I love the process, your warm-ups and all of that, and the way you work at Shared Experience. We spent a couple of days being dogs! If you liked drama school, then you’re going to like working with Shared Experience. They encourage you to explore your whole physical self and that of the character, even if you’re playing a character who doesn’t use her whole physical self. It’s a very united company. And it genuinely is a shared experience because you can put in your two penny’s worth and they listen and take notice of your views.

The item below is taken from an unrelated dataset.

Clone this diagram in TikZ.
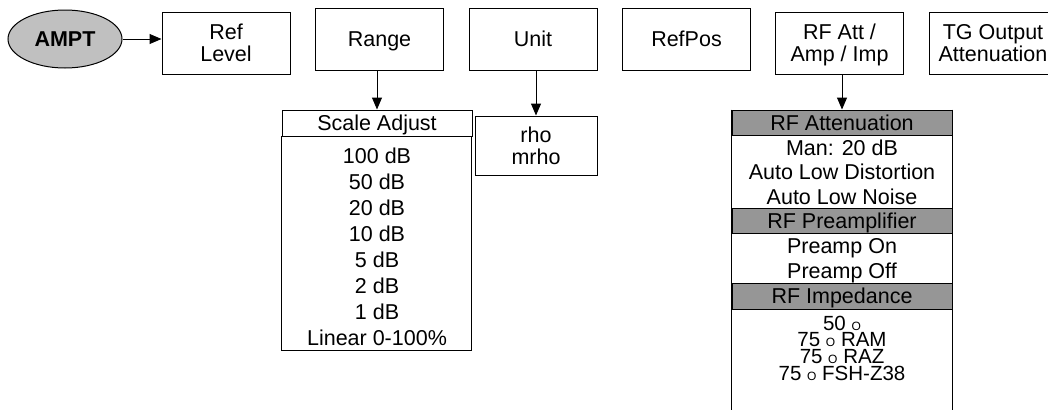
\documentclass[tikz,border=0pt]{standalone}
\usepackage{fontspec}
\setmainfont{Liberation Sans}
\usetikzlibrary{arrows.meta,shapes.geometric}
\definecolor{keygray}{RGB}{192,192,192}
\definecolor{hdrgray}{RGB}{150,150,150}
\newcommand{\ohmO}{{\fontsize{12}{12}\selectfont O}}
\tikzset{
  menubox/.style={draw, minimum width=128pt, minimum height=62pt, align=center,
    inner sep=0pt, text depth=0pt},
  listhdr/.style={draw, inner sep=0pt, text height=15pt, text depth=0pt},
  listitem/.style={anchor=base, inner sep=0pt},
  impitem/.style={listitem, font=\fontsize{20.5}{21}\selectfont, text height=14pt, text depth=0pt},
  menuarrow/.style={-{Triangle[length=12pt,width=10pt]}},
}
\begin{document}
\begin{tikzpicture}[x=1pt, y=-1pt, line width=1pt,
    every node/.style={font=\fontsize{21.5}{22}\selectfont}]
  \useasboundingbox (0,0) rectangle (1048,410);
  % Tuş ve üst menü
  \node[ellipse, draw, fill=keygray, minimum width=114pt, minimum height=58pt,
    inner sep=0pt, font=\fontsize{21.5}{22}\selectfont\bfseries] (ampt) at (65,39) {AMPT};
  \node[menubox, yshift=-4pt] (reflevel) at (226,39) {Ref\\Level};
  \node[menubox] (range) at (379.5,39) {Range};
  \node[menubox] (unit) at (533,39) {Unit};
  \node[menubox] (refpos) at (686.5,39) {RefPos};
  \node[menubox, yshift=-4pt] (rfatt) at (839.5,39) {RF Att /\\Amp / Imp};
  \node[menubox, yshift=-4pt] (tgout) at (993,39) {TG Output\\Attenuation};
  \draw[menuarrow] (ampt) -- (reflevel.west |- ampt.east);
  % Range alt menüsü
  \node[listhdr, minimum width=190pt, minimum height=26pt] (scalehdr) at (377,123) {Scale Adjust};
  \draw (scalehdr.south west) rectangle ++(190,214);
  \foreach \lbl [count=\i] in {100 dB, 50 dB, 20 dB, 10 dB, 5 dB, 2 dB, 1 dB, Linear 0-100\%}
    \node[listitem] (scale\i) at (377,137+26*\i) {\lbl};
  \draw[menuarrow] (range.south -| scalehdr.north) -- (scalehdr.north);
  % Unit alt menüsü
  \node[draw, minimum width=122pt, minimum height=59pt, align=center, inner sep=0pt,
    text depth=0pt, yshift=-3pt] (unitlist) at (536,142.5) {rho\\mrho};
  \draw[menuarrow] (unit.south -| unitlist.north) -- (unitlist.north);
  % RF alt menüsü
  \node[listhdr, fill=hdrgray, minimum width=220pt, minimum height=25pt] (atthdr) at (842,122.5) {RF Attenuation};
  \node[listhdr, fill=hdrgray, minimum width=220pt, minimum height=25pt] (amphdr) at (842,220.5) {RF Preamplifier};
  \node[listhdr, fill=hdrgray, minimum width=220pt, minimum height=26pt] (imphdr) at (842,296) {RF Impedance};
  \draw (atthdr.north west) -- ++(0,300) (atthdr.north east) -- ++(0,300);
  \node[listitem] (attman) at (842,155) {Man: 20 dB};
  \node[listitem] (attdist) at (842,179.5) {Auto Low Distortion};
  \node[listitem] (attnoise) at (842,204) {Auto Low Noise};
  \node[listitem] (ampon) at (842,253) {Preamp On};
  \node[listitem] (ampoff) at (842,278) {Preamp Off};
  \node[impitem] (imp50) at (842,330) {50 \ohmO};
  \node[impitem] (imp75ram) at (842,346.7) {75 \ohmO{} RAM};
  \node[impitem] (imp75raz) at (842,363.3) {75 \ohmO{} RAZ};
  \node[impitem] (imp75fsh) at (842,380) {75 \ohmO{} FSH-Z38};
  \draw[menuarrow] (rfatt.south -| atthdr.north) -- (atthdr.north);
\end{tikzpicture}
\end{document}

What’s your favourite line from Brontë?
I had one, and then the other day I had another, but now I can’t remember the second one. Anyway, I think my favourite is when Charlotte says, “How dare you humiliate me because I’ve had no life.” It sums up who she is. She’s humiliated by Branwell, and she hasn’t done what she wanted to do in life, and it’s utterly unfair.

If you could swap places with one person (living or dead), who would it be?
Charlotte Brontë, so then she could tell me how to do this part.

What are your future plans?
It’s a joy to not be doing something in an RP accent, it’s like heaven on earth for me! It seems you do one posh role and then you end up playing posh a million times. I’d like to do some comedy after this, as this is quite serious. I got to do a bit for Woody Allen, but it wasn’t comic – I had the only unfunny bit in a comic film, which was very unfortunate!

Fenella Woolgar was speaking to Caroline Ansdell



Brontë opened in Guildford on 25 August 2005 and has been touring since. It’s now playing at west London’s Lyric Hammersmith until 26 November 2005, and then transfers to Salford, where the tour concludes on 3 December 2005.